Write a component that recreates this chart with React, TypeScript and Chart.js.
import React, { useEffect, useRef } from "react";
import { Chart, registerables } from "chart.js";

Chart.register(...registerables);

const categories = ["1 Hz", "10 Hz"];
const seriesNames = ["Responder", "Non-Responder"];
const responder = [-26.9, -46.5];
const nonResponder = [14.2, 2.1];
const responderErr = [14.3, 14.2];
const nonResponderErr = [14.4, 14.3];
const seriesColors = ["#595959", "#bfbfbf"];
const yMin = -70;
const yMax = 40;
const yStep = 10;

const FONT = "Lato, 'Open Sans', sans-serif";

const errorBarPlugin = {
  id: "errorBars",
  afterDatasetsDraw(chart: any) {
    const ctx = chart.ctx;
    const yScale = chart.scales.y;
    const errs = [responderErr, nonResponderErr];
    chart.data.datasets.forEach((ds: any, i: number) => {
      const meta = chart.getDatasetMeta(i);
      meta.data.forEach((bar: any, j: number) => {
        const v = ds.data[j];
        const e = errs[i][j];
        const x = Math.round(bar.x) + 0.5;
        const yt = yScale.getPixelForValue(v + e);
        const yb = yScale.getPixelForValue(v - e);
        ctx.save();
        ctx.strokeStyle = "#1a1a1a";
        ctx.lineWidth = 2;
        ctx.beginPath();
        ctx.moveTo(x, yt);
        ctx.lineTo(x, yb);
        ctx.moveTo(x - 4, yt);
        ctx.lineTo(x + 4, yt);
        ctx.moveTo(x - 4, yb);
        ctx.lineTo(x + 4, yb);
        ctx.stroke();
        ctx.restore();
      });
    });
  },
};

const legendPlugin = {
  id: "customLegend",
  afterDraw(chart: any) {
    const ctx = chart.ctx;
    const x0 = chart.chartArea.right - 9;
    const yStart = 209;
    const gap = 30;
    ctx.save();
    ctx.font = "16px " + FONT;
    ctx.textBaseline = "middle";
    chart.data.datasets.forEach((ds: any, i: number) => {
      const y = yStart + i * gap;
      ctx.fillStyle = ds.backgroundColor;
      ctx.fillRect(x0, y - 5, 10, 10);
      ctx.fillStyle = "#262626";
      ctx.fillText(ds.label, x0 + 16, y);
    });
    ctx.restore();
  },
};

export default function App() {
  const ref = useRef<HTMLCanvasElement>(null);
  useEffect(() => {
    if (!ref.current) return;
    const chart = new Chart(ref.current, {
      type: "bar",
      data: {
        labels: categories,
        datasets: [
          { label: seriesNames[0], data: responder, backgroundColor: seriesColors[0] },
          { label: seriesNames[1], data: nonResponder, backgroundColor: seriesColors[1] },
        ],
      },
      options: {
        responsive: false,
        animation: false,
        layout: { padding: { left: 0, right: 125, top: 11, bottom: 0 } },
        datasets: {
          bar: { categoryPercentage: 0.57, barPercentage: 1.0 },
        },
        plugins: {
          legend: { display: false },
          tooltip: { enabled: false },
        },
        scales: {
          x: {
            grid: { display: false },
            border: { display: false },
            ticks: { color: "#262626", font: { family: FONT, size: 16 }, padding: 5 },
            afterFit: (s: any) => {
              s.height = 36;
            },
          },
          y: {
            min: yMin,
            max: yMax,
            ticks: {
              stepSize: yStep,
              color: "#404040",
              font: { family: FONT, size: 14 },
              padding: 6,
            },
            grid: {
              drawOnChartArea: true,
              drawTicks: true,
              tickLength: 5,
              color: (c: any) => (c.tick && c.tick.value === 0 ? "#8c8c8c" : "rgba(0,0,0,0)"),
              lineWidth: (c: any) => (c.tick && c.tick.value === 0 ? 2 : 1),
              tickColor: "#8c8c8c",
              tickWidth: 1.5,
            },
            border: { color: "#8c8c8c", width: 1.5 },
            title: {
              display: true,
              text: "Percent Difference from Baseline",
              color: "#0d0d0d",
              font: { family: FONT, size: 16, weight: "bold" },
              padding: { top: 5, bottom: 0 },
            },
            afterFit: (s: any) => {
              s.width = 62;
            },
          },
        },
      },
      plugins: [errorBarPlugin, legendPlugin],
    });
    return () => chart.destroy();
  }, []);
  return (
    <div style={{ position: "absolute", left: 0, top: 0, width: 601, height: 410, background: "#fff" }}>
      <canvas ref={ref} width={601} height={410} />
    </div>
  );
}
......
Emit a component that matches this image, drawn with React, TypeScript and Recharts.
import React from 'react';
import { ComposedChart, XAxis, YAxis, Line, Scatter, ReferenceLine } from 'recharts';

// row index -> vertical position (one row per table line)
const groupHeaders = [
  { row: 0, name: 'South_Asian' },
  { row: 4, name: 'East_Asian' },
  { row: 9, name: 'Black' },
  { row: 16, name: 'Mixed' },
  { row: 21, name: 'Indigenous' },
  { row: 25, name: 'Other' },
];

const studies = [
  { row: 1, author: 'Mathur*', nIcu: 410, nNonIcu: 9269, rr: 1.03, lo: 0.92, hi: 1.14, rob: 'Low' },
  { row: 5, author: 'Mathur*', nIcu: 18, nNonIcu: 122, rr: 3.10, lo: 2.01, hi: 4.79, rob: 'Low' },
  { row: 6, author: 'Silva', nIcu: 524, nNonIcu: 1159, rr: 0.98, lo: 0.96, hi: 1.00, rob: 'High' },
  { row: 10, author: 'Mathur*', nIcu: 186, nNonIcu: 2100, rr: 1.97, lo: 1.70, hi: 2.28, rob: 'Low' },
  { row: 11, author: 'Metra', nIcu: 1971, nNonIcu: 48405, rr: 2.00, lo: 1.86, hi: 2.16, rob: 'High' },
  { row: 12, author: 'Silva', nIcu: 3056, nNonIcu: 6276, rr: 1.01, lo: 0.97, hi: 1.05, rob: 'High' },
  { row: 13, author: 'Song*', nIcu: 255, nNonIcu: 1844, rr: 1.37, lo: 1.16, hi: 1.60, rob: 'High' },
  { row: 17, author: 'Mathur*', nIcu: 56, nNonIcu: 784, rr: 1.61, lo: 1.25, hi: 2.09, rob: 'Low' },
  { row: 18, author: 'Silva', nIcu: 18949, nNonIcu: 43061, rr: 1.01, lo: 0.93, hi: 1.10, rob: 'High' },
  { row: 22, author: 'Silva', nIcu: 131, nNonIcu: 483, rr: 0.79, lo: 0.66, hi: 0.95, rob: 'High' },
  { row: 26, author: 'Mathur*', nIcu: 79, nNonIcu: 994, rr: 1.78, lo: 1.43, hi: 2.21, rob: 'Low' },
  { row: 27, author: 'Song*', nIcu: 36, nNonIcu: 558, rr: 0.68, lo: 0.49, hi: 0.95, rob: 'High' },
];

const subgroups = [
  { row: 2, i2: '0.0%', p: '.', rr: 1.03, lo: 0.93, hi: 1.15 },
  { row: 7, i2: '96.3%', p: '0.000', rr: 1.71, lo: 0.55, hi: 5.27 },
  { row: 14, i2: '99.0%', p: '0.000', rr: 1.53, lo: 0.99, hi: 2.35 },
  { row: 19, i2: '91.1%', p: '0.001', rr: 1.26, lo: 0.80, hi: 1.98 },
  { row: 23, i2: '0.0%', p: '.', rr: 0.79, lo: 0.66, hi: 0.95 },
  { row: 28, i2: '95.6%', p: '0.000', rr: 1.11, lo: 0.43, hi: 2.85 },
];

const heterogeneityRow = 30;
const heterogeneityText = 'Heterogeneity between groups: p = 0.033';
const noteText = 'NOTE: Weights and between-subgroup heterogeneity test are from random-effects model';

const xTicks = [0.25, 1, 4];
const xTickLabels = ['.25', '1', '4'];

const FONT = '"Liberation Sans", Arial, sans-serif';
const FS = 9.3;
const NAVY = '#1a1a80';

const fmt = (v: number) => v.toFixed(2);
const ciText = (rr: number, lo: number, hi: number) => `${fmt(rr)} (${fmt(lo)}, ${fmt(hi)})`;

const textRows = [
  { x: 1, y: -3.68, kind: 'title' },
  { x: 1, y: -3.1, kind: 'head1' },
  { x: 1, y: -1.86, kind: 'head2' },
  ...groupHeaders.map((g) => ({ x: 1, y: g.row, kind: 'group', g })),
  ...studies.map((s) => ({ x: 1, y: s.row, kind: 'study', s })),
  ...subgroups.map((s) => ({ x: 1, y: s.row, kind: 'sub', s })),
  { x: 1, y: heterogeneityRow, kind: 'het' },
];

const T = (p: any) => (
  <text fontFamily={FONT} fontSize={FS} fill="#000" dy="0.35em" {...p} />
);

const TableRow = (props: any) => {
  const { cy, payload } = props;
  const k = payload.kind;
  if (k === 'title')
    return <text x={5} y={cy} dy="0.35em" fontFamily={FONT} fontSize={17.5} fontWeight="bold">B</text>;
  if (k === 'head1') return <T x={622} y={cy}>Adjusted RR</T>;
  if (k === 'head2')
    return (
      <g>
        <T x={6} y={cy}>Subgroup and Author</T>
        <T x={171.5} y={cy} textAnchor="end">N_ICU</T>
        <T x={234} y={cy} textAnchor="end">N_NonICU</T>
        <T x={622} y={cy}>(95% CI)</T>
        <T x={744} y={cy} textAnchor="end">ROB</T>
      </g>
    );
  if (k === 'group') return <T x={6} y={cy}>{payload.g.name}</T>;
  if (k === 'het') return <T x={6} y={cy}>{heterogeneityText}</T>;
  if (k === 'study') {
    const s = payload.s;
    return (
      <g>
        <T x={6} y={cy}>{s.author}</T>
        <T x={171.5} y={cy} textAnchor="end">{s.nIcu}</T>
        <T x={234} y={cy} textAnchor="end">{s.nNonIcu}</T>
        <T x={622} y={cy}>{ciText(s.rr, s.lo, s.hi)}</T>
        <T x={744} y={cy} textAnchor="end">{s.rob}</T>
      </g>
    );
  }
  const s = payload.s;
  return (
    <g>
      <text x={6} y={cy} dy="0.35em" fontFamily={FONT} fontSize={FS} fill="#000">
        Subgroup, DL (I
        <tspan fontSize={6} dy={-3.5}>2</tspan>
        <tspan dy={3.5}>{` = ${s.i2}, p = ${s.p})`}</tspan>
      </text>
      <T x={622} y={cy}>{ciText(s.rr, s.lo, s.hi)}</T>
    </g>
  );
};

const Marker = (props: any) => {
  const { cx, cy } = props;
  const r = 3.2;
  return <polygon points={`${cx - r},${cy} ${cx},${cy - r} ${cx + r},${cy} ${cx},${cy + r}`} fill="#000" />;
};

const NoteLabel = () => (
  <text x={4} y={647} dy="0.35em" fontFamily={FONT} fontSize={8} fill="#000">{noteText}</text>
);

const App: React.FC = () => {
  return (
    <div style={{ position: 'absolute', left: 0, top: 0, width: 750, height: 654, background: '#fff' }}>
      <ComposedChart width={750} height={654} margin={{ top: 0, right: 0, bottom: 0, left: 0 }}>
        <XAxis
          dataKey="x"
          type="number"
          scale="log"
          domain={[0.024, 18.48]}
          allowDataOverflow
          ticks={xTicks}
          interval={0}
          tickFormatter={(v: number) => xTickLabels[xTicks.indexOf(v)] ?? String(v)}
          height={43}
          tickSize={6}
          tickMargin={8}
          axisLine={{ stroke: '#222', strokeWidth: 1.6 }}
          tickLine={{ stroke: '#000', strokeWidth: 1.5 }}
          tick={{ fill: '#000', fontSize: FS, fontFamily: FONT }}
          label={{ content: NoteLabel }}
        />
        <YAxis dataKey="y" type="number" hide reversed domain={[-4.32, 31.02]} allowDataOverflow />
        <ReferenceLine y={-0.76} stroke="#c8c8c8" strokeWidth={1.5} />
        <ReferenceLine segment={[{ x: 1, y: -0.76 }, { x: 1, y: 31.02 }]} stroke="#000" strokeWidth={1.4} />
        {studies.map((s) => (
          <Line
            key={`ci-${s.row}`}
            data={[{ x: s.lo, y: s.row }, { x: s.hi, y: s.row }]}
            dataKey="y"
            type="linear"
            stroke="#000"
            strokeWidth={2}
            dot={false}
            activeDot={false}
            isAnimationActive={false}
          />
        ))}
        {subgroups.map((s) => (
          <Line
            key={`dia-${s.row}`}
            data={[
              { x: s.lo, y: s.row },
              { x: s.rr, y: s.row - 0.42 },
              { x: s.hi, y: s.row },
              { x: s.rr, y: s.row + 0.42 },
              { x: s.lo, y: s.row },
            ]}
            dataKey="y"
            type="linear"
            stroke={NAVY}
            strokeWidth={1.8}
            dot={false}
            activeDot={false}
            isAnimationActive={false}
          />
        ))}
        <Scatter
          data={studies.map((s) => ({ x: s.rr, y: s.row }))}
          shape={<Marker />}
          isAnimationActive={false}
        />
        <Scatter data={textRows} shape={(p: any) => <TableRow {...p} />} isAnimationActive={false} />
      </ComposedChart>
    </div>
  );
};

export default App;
......
Exercise aim: Set down exactly the lines from the line that contains "Write a component" to the line that contains "Chart.register(...registerables);", both lines included, and nothing more.

Expected answer:
Write a component that recreates this chart with React, TypeScript and Chart.js.
import React, { useEffect, useRef } from "react";
import { Chart, registerables } from "chart.js";

Chart.register(...registerables);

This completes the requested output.